With themes, games and costumes, the striking strippers captured the attention of the media and internet, particularly one night in April, after they filed an OSHA complaint against Star Garden and dressed up as the club’s workplace safety violations. What happened next surprised them: They were applauded and embraced. Reagan says, “We were so scared, but everyone has been so nice!” The strippers were not demeaned or derided, for the most part. They were taken seriously, not only in the press, but by other unions. Members of unions across many industries picketed with them in solidarity, notably Chris Smalls, president and founder of the Amazon Labor Union. This turn of events was a shift; for sex workers, misrepresentation in the media and disrespect from other workers is the norm. In the past, the concept of a strip club union was mocked and treated as a novelty by much of the mainstream media, specifically in the coverage of the Lusty Lady’s now-famed strike and unionization in 1997.
San Francisco’s Lusty Lady peep show was the first strip club to unionize in the U.S. It was later purchased by the strippers to run as a worker cooperative, in which all employees were entitled to receive a portion of the club’s profits. AVN award-winning porn performer Daisy Ducati was a dancer at the Lusty Lady after it was unionized: “The union was very strict about how we were allowed to be treated and how people were allowed to be fired…[management] had a very specific set of standards for hiring and firing. Pretty much, if the job was open and the person was qualified, then they would get hired…you couldn’t get fired just because a manager didn’t like you, or just because you’re brown, which was a huge thing before the union.” As a co-op, the Lusty Lady made administrative decisions democratically at company meetings, where attendance had to reach quorum to take a legitimate vote. “Sometimes that was a little difficult,” Daisy says. “But we were involved in pretty much all of the decision-making.”
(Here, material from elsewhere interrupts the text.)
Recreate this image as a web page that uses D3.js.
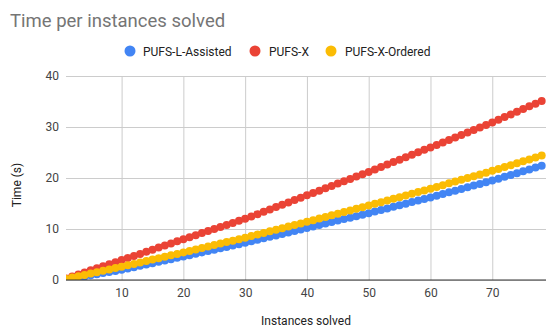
<!DOCTYPE html>
<html>
<head>
<meta charset="utf-8">
<script src="https://cdn.jsdelivr.net/npm/d3@7"></script>
<style>
  html, body { margin: 0; padding: 0; background: #fff; }
  svg { display: block; font-family: Roboto, "Liberation Sans", Arial, sans-serif; }
</style>
</head>
<body>
<svg id="chart" width="547" height="329"></svg>
<script>
// Instances solved (x) and cumulative time in seconds for each solver
const instances = d3.range(1, 79);

const pufsLAssisted = [
  0.05, 0.27, 0.48, 0.70, 0.92, 1.13, 1.35, 1.57, 1.78, 2.00,
  2.26, 2.52, 2.78, 3.04, 3.30, 3.56, 3.82, 4.08, 4.34, 4.60,
  4.87, 5.14, 5.41, 5.68, 5.95, 6.22, 6.49, 6.76, 7.03, 7.30,
  7.59, 7.88, 8.17, 8.46, 8.75, 9.04, 9.33, 9.62, 9.91, 10.20,
  10.49, 10.78, 11.07, 11.36, 11.65, 11.94, 12.23, 12.52, 12.81, 13.10,
  13.41, 13.72, 14.03, 14.34, 14.65, 14.96, 15.27, 15.58, 15.89, 16.20,
  16.53, 16.86, 17.19, 17.52, 17.85, 18.18, 18.51, 18.84, 19.17, 19.50,
  19.86, 20.23, 20.59, 20.95, 21.31, 21.68, 22.04, 22.40
];

const pufsX = [
  0.30, 0.69, 1.10, 1.49, 1.90, 2.30, 2.69, 3.10, 3.50, 3.90,
  4.31, 4.72, 5.12, 5.53, 5.94, 6.35, 6.76, 7.17, 7.58, 8.00,
  8.40, 8.79, 9.20, 9.60, 10.00, 10.41, 10.80, 11.20, 11.61, 12.00,
  12.45, 12.91, 13.37, 13.82, 14.29, 14.75, 15.21, 15.67, 16.13, 16.60,
  17.06, 17.52, 17.98, 18.44, 18.90, 19.36, 19.82, 20.28, 20.74, 21.20,
  21.68, 22.16, 22.64, 23.12, 23.60, 24.08, 24.56, 25.04, 25.52, 26.00,
  26.49, 26.98, 27.47, 27.96, 28.45, 28.94, 29.43, 29.92, 30.41, 30.90,
  31.42, 31.95, 32.47, 33.00, 33.52, 34.05, 34.57, 35.10
];

const pufsXOrdered = [
  0.20, 0.47, 0.73, 1.00, 1.27, 1.53, 1.80, 2.07, 2.33, 2.60,
  2.88, 3.16, 3.44, 3.72, 4.00, 4.28, 4.56, 4.84, 5.12, 5.40,
  5.69, 5.98, 6.27, 6.56, 6.85, 7.14, 7.43, 7.72, 8.01, 8.30,
  8.61, 8.92, 9.23, 9.54, 9.85, 10.16, 10.47, 10.78, 11.09, 11.40,
  11.72, 12.04, 12.36, 12.68, 13.00, 13.32, 13.64, 13.96, 14.28, 14.60,
  14.93, 15.26, 15.59, 15.92, 16.25, 16.58, 16.91, 17.24, 17.57, 17.90,
  18.25, 18.60, 18.95, 19.30, 19.65, 20.00, 20.35, 20.70, 21.05, 21.40,
  21.77, 22.15, 22.52, 22.90, 23.27, 23.65, 24.02, 24.40
];

const seriesNames = ["PUFS-L-Assisted", "PUFS-X", "PUFS-X-Ordered"];
const seriesColors = ["#4285f4", "#ea4335", "#fbbc04"];
const seriesValues = [pufsLAssisted, pufsX, pufsXOrdered];

const xTicks = [10, 20, 30, 40, 50, 60, 70];
const yTicks = [0, 10, 20, 30, 40];

const svg = d3.select("#chart");
const margin = { left: 66, right: 1, top: 76, bottom: 49 };
const W = 547, H = 329;

const x = d3.scaleLinear().domain([1, 78.7]).range([margin.left, W - margin.right]);
const y = d3.scaleLinear().domain([0, 40]).range([H - margin.bottom, margin.top]);

// Plot-area clip so edge points are cut at the frame
svg.append("defs").append("clipPath").attr("id", "plot-clip")
  .append("rect")
  .attr("x", margin.left).attr("y", margin.top - 10)
  .attr("width", W - margin.right - margin.left)
  .attr("height", H - margin.bottom - margin.top + 10);

// Title
svg.append("text")
  .attr("x", 10).attr("y", 27)
  .attr("font-size", 18.5)
  .attr("fill", "#757575")
  .text("Time per instances solved");

// Horizontal gridlines + y tick labels
const yAxis = d3.axisLeft(y).tickValues(yTicks).tickSize(-(W - margin.right - margin.left)).tickPadding(7);
const gy = svg.append("g").attr("transform", `translate(${margin.left},0)`).call(yAxis);
gy.select(".domain").remove();
gy.selectAll(".tick line").attr("stroke", "#cccccc").attr("stroke-width", 1);
gy.selectAll(".tick text").attr("font-size", 12).attr("fill", "#444").attr("font-family", "Roboto, 'Liberation Sans', Arial, sans-serif");

// Vertical gridlines + x tick labels
const xAxis = d3.axisBottom(x).tickValues(xTicks).tickSize(-(H - margin.bottom - margin.top)).tickPadding(8);
const gx = svg.append("g").attr("transform", `translate(0,${H - margin.bottom})`).call(xAxis);
gx.select(".domain").remove();
gx.selectAll(".tick line").attr("stroke", "#cccccc").attr("stroke-width", 1);
gx.selectAll(".tick text").attr("font-size", 12).attr("fill", "#444").attr("font-family", "Roboto, 'Liberation Sans', Arial, sans-serif");

// Scatter points: blue first, then red, then yellow on top
const pts = svg.append("g").attr("clip-path", "url(#plot-clip)");
[0, 1, 2].forEach(si => {
  pts.append("g")
    .selectAll("circle")
    .data(instances.map((d, i) => [d, seriesValues[si][i]]))
    .join("circle")
    .attr("cx", d => x(d[0]))
    .attr("cy", d => y(d[1]))
    .attr("r", 4)
    .attr("fill", seriesColors[si]);
});

// Baseline
svg.append("line")
  .attr("x1", margin.left).attr("x2", W - margin.right)
  .attr("y1", y(0)).attr("y2", y(0))
  .attr("stroke", "#333").attr("stroke-width", 1);

// Legend
const legendItems = [
  { cx: 130, tx: 143 },
  { cx: 255, tx: 269 },
  { cx: 331, tx: 345 }
];
const lg = svg.append("g");
seriesNames.forEach((name, i) => {
  lg.append("circle").attr("cx", legendItems[i].cx).attr("cy", 51).attr("r", 5.5).attr("fill", seriesColors[i]);
  lg.append("text").attr("x", legendItems[i].tx).attr("y", 55.5)
    .attr("font-size", 12).attr("fill", "#222").text(name);
});

// Axis titles
svg.append("text")
  .attr("x", (margin.left + W - margin.right) / 2).attr("y", 325)
  .attr("text-anchor", "middle").attr("font-size", 12).attr("fill", "#222")
  .text("Instances solved");

svg.append("text")
  .attr("transform", "translate(21,185) rotate(-90)")
  .attr("text-anchor", "middle").attr("font-size", 12).attr("fill", "#222")
  .text("Time (s)");
</script>
</body>
</html>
Daisy was working at the Lusty Lady when it closed in 2013, after a consultant was brought in to help address financial troubles. This consultant then signed an agreement with the landlord to close the club, despite lacking the authority to sign such an agreement. Unfortunately, it was too late to save the Lusty Lady. “Our lawyer was thoroughly convinced that the agreement was binding and there was no way out of it,” Daisy says. According to her, although the club was having money issues, they were nowhere near the point of needing to immediately shut down. To this day, the building that once housed the Lusty Lady remains empty.